Nothing beats luscious, sun-ripened tomatoes or corn shucked off the cob during the peak of summer, when they're ripe and seasonal. But sometimes — during the cold winter months, or maybe just when we haven't had a chance to stop by the store for fresh produce in a while — canned and frozen fruits and vegetables work perfectly as a substitute for fresh.

They're always picked and preserved when they're most ripe, so the flavor of your food will never suffer, and you can keep them in your pantry or freezer for many months or even years, so you'll always be ready for a quick meal. They also can be less expensive than fresh, helping you eat well on a budget.

Canned tomatoes make a terrific homemade pasta sauce, and frozen or canned corn (not to mention canned beans!) can add character to any enchilada recipe. Try blending canned peaches or apricots or frozen berries in a smoothie with your favorite yogurt, or bake them into a fruit crisp with oats and nuts for a warm treat.

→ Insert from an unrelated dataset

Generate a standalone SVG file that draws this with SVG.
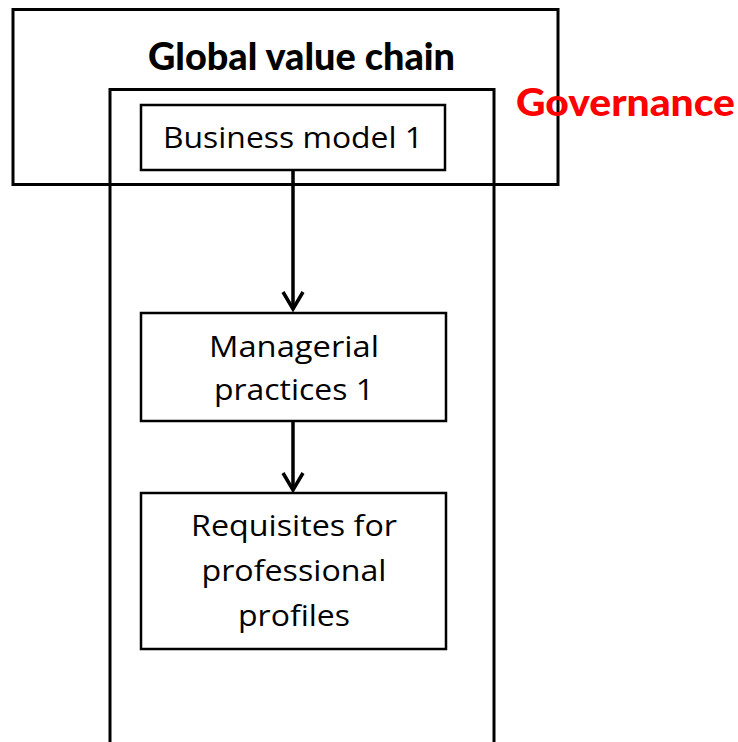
<svg xmlns="http://www.w3.org/2000/svg" width="738" height="742" viewBox="0 0 738 742">
  <defs>
    <!-- open V arrowhead, drawn pointing along +x so orient="auto" turns it with the line -->
    <marker id="vhead" viewBox="0 0 22 24" refX="19" refY="12" markerWidth="22" markerHeight="24" markerUnits="userSpaceOnUse" orient="auto">
      <path d="M2,2 L19,12 L2,22" fill="none" stroke="#000" stroke-width="3.5" stroke-linejoin="miter"/>
    </marker>
    <style>
      .frame { fill: none; stroke: #000; stroke-width: 3; }
      .box { fill: #fff; stroke: #000; stroke-width: 2.5; }
      .label { font-family: "Open Sans", "Noto Sans", "Liberation Sans", sans-serif; font-size: 30px; fill: #000; text-anchor: middle; }
      .heading { font-family: "Lato", "DejaVu Sans", sans-serif; font-weight: 900; font-size: 38px; }
      .conn { stroke: #000; stroke-width: 3.5; fill: none; marker-end: url(#vhead); }
    </style>
  </defs>
  <rect width="738" height="742" fill="#fff"/>

  <g id="global-value-chain">
    <rect class="frame" x="13" y="9.5" width="545" height="175"/>
    <text class="heading" x="148" y="70" textLength="307" lengthAdjust="spacingAndGlyphs" fill="#000">Global value chain</text>
  </g>

  <g id="governance">
    <rect class="frame" x="110" y="89.5" width="384" height="670"/>
    <text class="heading" x="516" y="116" textLength="219" lengthAdjust="spacingAndGlyphs" fill="#ff0000">Governance</text>
  </g>

  <g id="business-model">
    <rect class="box" x="141" y="105" width="304" height="65"/>
    <text class="label" x="293" y="148" textLength="260" lengthAdjust="spacingAndGlyphs">Business model 1</text>
  </g>

  <g id="managerial-practices">
    <rect class="box" x="141" y="313" width="305" height="108"/>
    <text class="label" x="294" y="357" textLength="170" lengthAdjust="spacingAndGlyphs">Managerial</text>
    <text class="label" x="294" y="400" textLength="160" lengthAdjust="spacingAndGlyphs">practices 1</text>
  </g>

  <g id="requisites">
    <rect class="box" x="141" y="493" width="305" height="156"/>
    <text class="label" x="294" y="536" textLength="206" lengthAdjust="spacingAndGlyphs">Requisites for</text>
    <text class="label" x="294" y="581" textLength="185" lengthAdjust="spacingAndGlyphs">professional</text>
    <text class="label" x="294" y="626" textLength="112" lengthAdjust="spacingAndGlyphs">profiles</text>
  </g>

  <g id="connectors">
    <line class="conn" x1="293" y1="171" x2="293" y2="309"/>
    <line class="conn" x1="293" y1="422" x2="293" y2="490"/>
  </g>
</svg>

Canned food has a fairly long shelf life, as long as it's stored properly. How long you can safely keep canned food depends on the type of food. The U.S. Department of Agriculture says:

  • High-acid foods — such as tomatoes, fruit and fruit juice — can be stored for up to 18 months.
  • Low-acid foods — such as vegetables and meat — can be stored for two to five years.

At home, store canned food in a cool, dry place. Avoid cabinets over the stove, under the sink, or in a damp basement or garage.

Always check the expiration date to make sure a food is still safe, and it's a good idea to clean the top of the container before you open it. If a container spurts liquid or foam when you open it or the food has a bad odor, don't eat it.

Food stored in the freezer always will be safe, but the quality may be reduced over time.